As a film reviewer, I would rather judge a film on its own merits but with Rogue One, its success lies with how it affects the film it chronologically precedes, Star Wars Episode 4: A New Hope. To judge this movie as a standalone does not appreciate what it has done, which is singlehandedly upping the ante and the importance of various plot points in the other films in the franchise. Bear in mind, this was supposed to be a ‘side story’ with no bearing on the events of the main saga. Yet Rogue One, with its compelling characters, intricate cinematography, production design and an absolute cracker of a third act, proves that being a side story does not mean you can’t be the main event.
**** and a half/5
One of the best films of the year and definitely the best blockbuster of 2016. With a great cast of characters, spellbinding production design and a killer final act, Rogue One: A Star Wars Story adds much needed originality and value into the events of Star Wars mythos, and in doing so surpasses most of the films it was supposed to play second fiddle to.

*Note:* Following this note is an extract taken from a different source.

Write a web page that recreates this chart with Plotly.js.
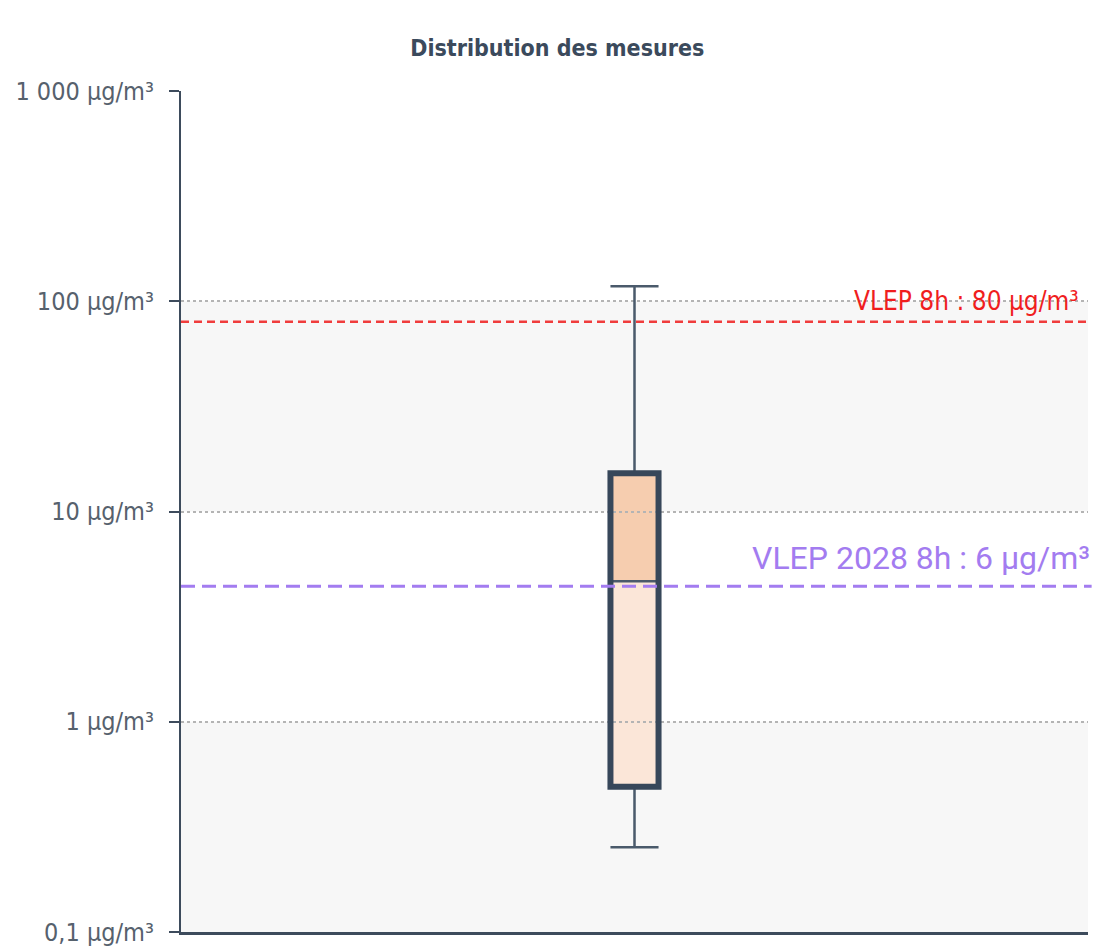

If you like this, you should watch:
Star Wars Episode 4: A New Hope- This should be first on your list after watching Rogue One, the blend is seamless and astonishing to behold, I cannot believe how both films work in storytelling so well.
Flashpoint- The plot may be thin but this film features Donnie Yen’s best choreographed fight scenes, and a viciously executed German suplex that has been emulated in Hollywood productions like Deadpool.
Monsters- Gareth Edwards low budget feature film debut. It is the epitome of sci fi indie filmmaking.
The Hidden Fortress- Akira Kurosawa is a tremendous influence on New Hollywood era filmmakers. And The Hidden Fortress is Star Wars’ greatest reference in terms of storytelling.